News and Opinion from Sisters, Oregon

Sisters Folk Festival begins building renovation

Sisters Folk Festival (SFF) has completed the purchase of the Sisters Art Works building and has begun renovations and upgrades in anticipation of the final stage of phase one of the Connected by Creativity Capital Campaign.

“We basically have 99 percent of the $1.4 million goal secured,” said Steven Remington, development director and co-chair of the capital campaign that began in August 2017. “It’s been a great experience and simply astonishing how generous the community has been in helping us identify the resources to make this happen.”

The building, located at 204 W. Adams Ave. in Sisters, was purchased from Frank and Kathy Deggendorfer, who pledged to sell the building to Sisters Folk Festival for the original 2005 purchase price of $500,000. The sale closed on July 18 of 2019 and the building was appraised at $1,450,000 at that time, making the Deggendorfer’s equity gift to SFF $950,000 – SFF’s largest-ever gift.

The Maybelle Clark Macdonald Fund jump-started the campaign with a grant of $225,000 in November of 2018. By the end of 2019, the campaign had received a “top-off” grant of $151,000 from the M.J. Murdock Charitable Fund and a $100,000 gift from the Duncan and Cynthia Campbell Fund of The Oregon Community Foundation, in addition to nearly 150 donations from SFF community supporters, board members and staff.

The campaign has been receiving gifts through year-end from individuals and small businesses in an effort to close the 1 percent gap and reach the final goal, thus accessing the Murdock top-off contribution in early 2020. Part of the recent pledges included an in-kind donation of $5,776 from River Roofing during their completion of the roof replacement in December.

“We are really looking forward to the building upgrades because we’re already scheduling classes, workshops, and gallery openings for the new year, plus we have some ideas of how we can use the property this summer,” said Operations Manager Dave Ehle, who is also involved in education programming at SFF.

The effort to build a Center for Creativity and Community Music is one of the aspects that attracted recently appointed Executive Director Crista Munro to apply for the job.

“It seemed like a wonderful opportunity for me to be a part of creating something lasting in a community I had admired for some time,” said Munro.

No stranger to the organization, Munro was acquainted with SFF creative director and Americana Project founder Brad Tisdel prior to accepting her current position. The two often traded industry insights and artist recommendations during her 24 years as one of the founding directors of the Four Corners Folk Festival in Pagosa Springs, Colorado, which also is the location of the only other Americana Project school program in the country.

Campaign co-chair and SFF board member Jay Wilkins acknowledged that the campaign committee and board of directors “deserves major kudos for stepping up and making the acquisition of the building a priority during a time of significant organizational change. Everyone had a lot on their plates. Now we can move forward with the new programming, spruce up the property and start phase two planning for a performance facility. This is going to be a very promising decade for Sisters Folk Festival.”

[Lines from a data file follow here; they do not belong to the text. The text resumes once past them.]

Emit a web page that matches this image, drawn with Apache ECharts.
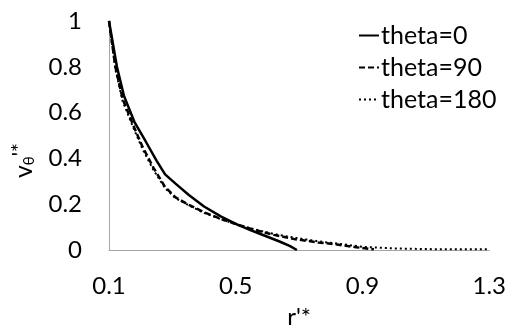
<!DOCTYPE html>
<html>
<head>
<meta charset="utf-8">
<script src="https://cdn.jsdelivr.net/npm/echarts@6/dist/echarts.min.js"></script>
<style>
  html, body {margin: 0; padding: 0; background: #fff;}
  #chart {width: 509px; height: 334px;}
</style>
</head>
<body>
<div id="chart"></div>
<script>
// 横轴刻度
const xTicks = [0.1, 0.5, 0.9, 1.3]

// theta=0
const r0 = [0.1, 0.125, 0.147, 0.18, 0.215, 0.25, 0.277, 0.31, 0.352, 0.4, 0.454, 0.507, 0.55, 0.6, 0.64, 0.67, 0.693]
const v0 = [1, 0.8, 0.674, 0.56, 0.476, 0.39, 0.33, 0.29, 0.24, 0.19, 0.146, 0.11, 0.085, 0.058, 0.036, 0.018, 0]

// theta=90
const r1 = [0.1, 0.12, 0.143, 0.175, 0.206, 0.24, 0.277, 0.31, 0.352, 0.4, 0.454, 0.507, 0.56, 0.62, 0.684, 0.76, 0.82, 0.88, 0.936]
const v1 = [1, 0.8, 0.66, 0.55, 0.45, 0.36, 0.275, 0.23, 0.197, 0.165, 0.135, 0.11, 0.088, 0.066, 0.048, 0.033, 0.024, 0.012, 0.003]

// theta=180
const r2 = [0.1, 0.12, 0.143, 0.175, 0.206, 0.24, 0.277, 0.31, 0.352, 0.4, 0.454, 0.507, 0.56, 0.62, 0.684, 0.76, 0.82, 0.9, 1.0, 1.1, 1.2, 1.3]
const v2 = [1, 0.79, 0.65, 0.54, 0.44, 0.35, 0.27, 0.226, 0.195, 0.162, 0.134, 0.11, 0.09, 0.07, 0.054, 0.038, 0.028, 0.014, 0.007, 0.004, 0.003, 0.003]

const pairs = (xs, ys) => xs.map((x, i) => [x, ys[i]])

const myChart = echarts.init(document.getElementById('chart'))

const font = 'Lato, "Open Sans", sans-serif'

const options = {
  animation: false,
  textStyle: {fontFamily: font, color: '#000'},
  grid: {left: 109, right: 14, top: 21, bottom: 80},
  legend: {
    orient: 'vertical',
    left: 353,
    top: 18,
    itemWidth: 20,
    itemHeight: 14,
    itemGap: 7,
    itemStyle: {color: 'transparent', borderWidth: 0},
    textStyle: {fontSize: 25, fontFamily: font, color: '#000', lineHeight: 25, padding: [0, 0, 0, -3]},
    data: ['theta=0', 'theta=90', 'theta=180'],
  },
  xAxis: {
    type: 'value',
    min: 0.1,
    max: 1.3,
    name: "r'*",
    nameLocation: 'middle',
    nameGap: 55,
    nameTextStyle: {fontSize: 24, fontFamily: font, color: '#000'},
    axisLine: {lineStyle: {color: '#a6a6a6', width: 1}},
    axisTick: {show: false},
    splitLine: {show: false},
    axisLabel: {
      customValues: xTicks,
      fontSize: 24,
      margin: 24,
      color: '#000',
      fontFamily: font,
    },
  },
  yAxis: {
    type: 'value',
    min: 0,
    max: 1,
    interval: 0.2,
    name: "{a|v}{b|θ}{c|'*}",
    nameLocation: 'middle',
    nameRotate: 90,
    nameGap: 72,
    nameTextStyle: {
      padding: [0, 50, 0, 0],
      rich: {
        a: {fontSize: 25, fontFamily: font, color: '#000'},
        b: {fontSize: 15, fontFamily: font, color: '#000', verticalAlign: 'bottom', padding: [12, 0, 0, 0]},
        c: {fontSize: 21, fontFamily: font, color: '#000', verticalAlign: 'top'},
      },
    },
    axisLine: {show: true, lineStyle: {color: '#a6a6a6', width: 1}},
    axisTick: {show: false},
    splitLine: {show: false},
    axisLabel: {fontSize: 24, margin: 27, color: '#000', fontFamily: font},
  },
  series: [
    {
      name: 'theta=0',
      type: 'line',
      symbol: 'none',
      data: pairs(r0, v0),
      itemStyle: {color: '#000'},
      lineStyle: {color: '#000', width: 2.5, type: 'solid'},
    },
    {
      name: 'theta=90',
      type: 'line',
      symbol: 'none',
      data: pairs(r1, v1),
      itemStyle: {color: '#000'},
      lineStyle: {color: '#000', width: 2.5, type: [6, 3]},
    },
    {
      name: 'theta=180',
      type: 'line',
      symbol: 'none',
      data: pairs(r2, v2),
      itemStyle: {color: '#000'},
      lineStyle: {color: '#000', width: 2, type: [2, 3]},
    },
  ],
}

myChart.setOption(options)
</script>
</body>
</html>
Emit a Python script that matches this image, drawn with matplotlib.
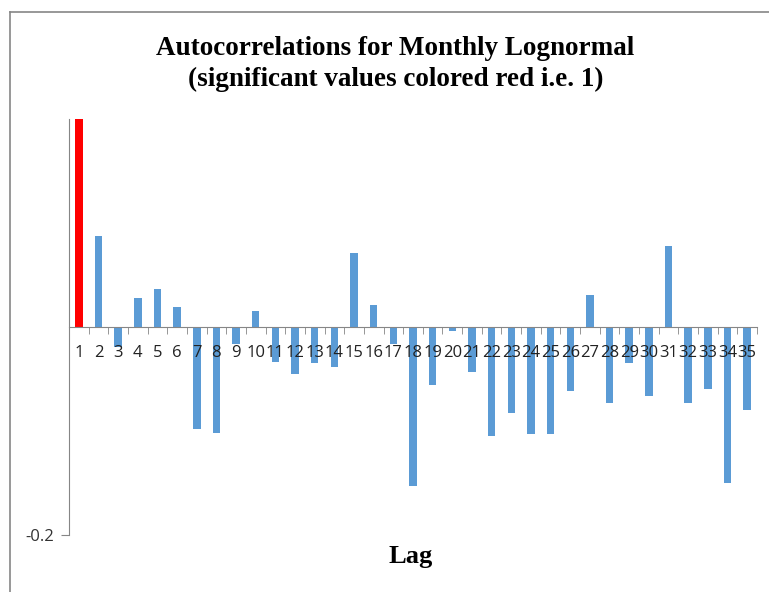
import numpy as np
import matplotlib.pyplot as plt
from matplotlib.lines import Line2D

lags = list(range(1, 36))
acf = [0.25, 0.0875, -0.019, 0.028, 0.0366, 0.0194, -0.098, -0.102, -0.016, 0.0155,
       -0.034, -0.045, -0.035, -0.038, 0.071, 0.021, -0.016, -0.153, -0.056, -0.0037,
       -0.043, -0.105, -0.083, -0.103, -0.103, -0.062, 0.031, -0.073, -0.035, -0.066,
       0.078, -0.073, -0.060, -0.150, -0.080]
significant = [1]

colors = ['#FF0000' if l in significant else '#5B9BD5' for l in lags]
grey = '#868686'

fig = plt.figure(figsize=(7.69, 5.92), dpi=100)
ax = fig.add_axes([69 / 769, 1 - 535 / 592, 688 / 769, 416 / 592])

idx = np.arange(len(lags))
ax.bar(idx, acf, width=0.38, color=colors)

ax.set_xlim(-0.5, len(lags) - 0.5)
ax.set_ylim(-0.2, 0.2)

for s in ['top', 'right']:
    ax.spines[s].set_visible(False)
ax.spines['bottom'].set_position(('data', 0))
ax.spines['bottom'].set_color(grey)
ax.spines['left'].set_color(grey)

ax.set_xticks(idx)
ax.set_xticklabels([str(l) for l in lags], fontsize=12, family='Open Sans', color='#222222')
ax.tick_params(axis='x', which='major', length=0, pad=13)
ax.set_xticks(np.arange(len(lags) + 1) - 0.5, minor=True)
ax.tick_params(axis='x', which='minor', length=5, color=grey, direction='out')

ax.set_yticks([-0.2])
ax.set_yticklabels(['-0.2'], fontsize=12, family='Open Sans', color='#333333')
ax.tick_params(axis='y', length=6, color=grey, pad=5)

fig.text(0.514, 0.892, 'Autocorrelations for Monthly Lognormal\n(significant values colored red i.e. 1)',
         ha='center', va='center', fontsize=19.5, fontweight='bold',
         family='Liberation Serif', linespacing=1.3)
fig.text(411 / 769, 1 - 556 / 592, 'Lag', ha='center', va='center',
         fontsize=19, fontweight='bold', family='Liberation Serif')

# outer chart frame
fig.add_artist(Line2D([9.5 / 769, 9.5 / 769], [0, 1 - 11.5 / 592], color=grey, lw=1.2))
fig.add_artist(Line2D([9.5 / 769, 1], [1 - 11.5 / 592, 1 - 11.5 / 592], color=grey, lw=1.2))

plt.savefig('out.png', dpi=100)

“It feels good to see the smaller donations still rolling in for the final tally,” Remington added, “because we want all of our supporters to be on that wall or plaque on our new building. We are putting together a request for proposals soon so the arts community can submit their ideas on how to honor the campaign donors. It’s not too late to send in a contribution and be recognized either.”

Phase 2 planning will begin in late 2020 or early 2021 and be integrated with ongoing City efforts to determine the ideal location, size, and design of the multi-use community arts space. “But in the meantime, we have the property,” Remington said, “which means if it proves to be the ideal location, we’ll have a major head start on the project.”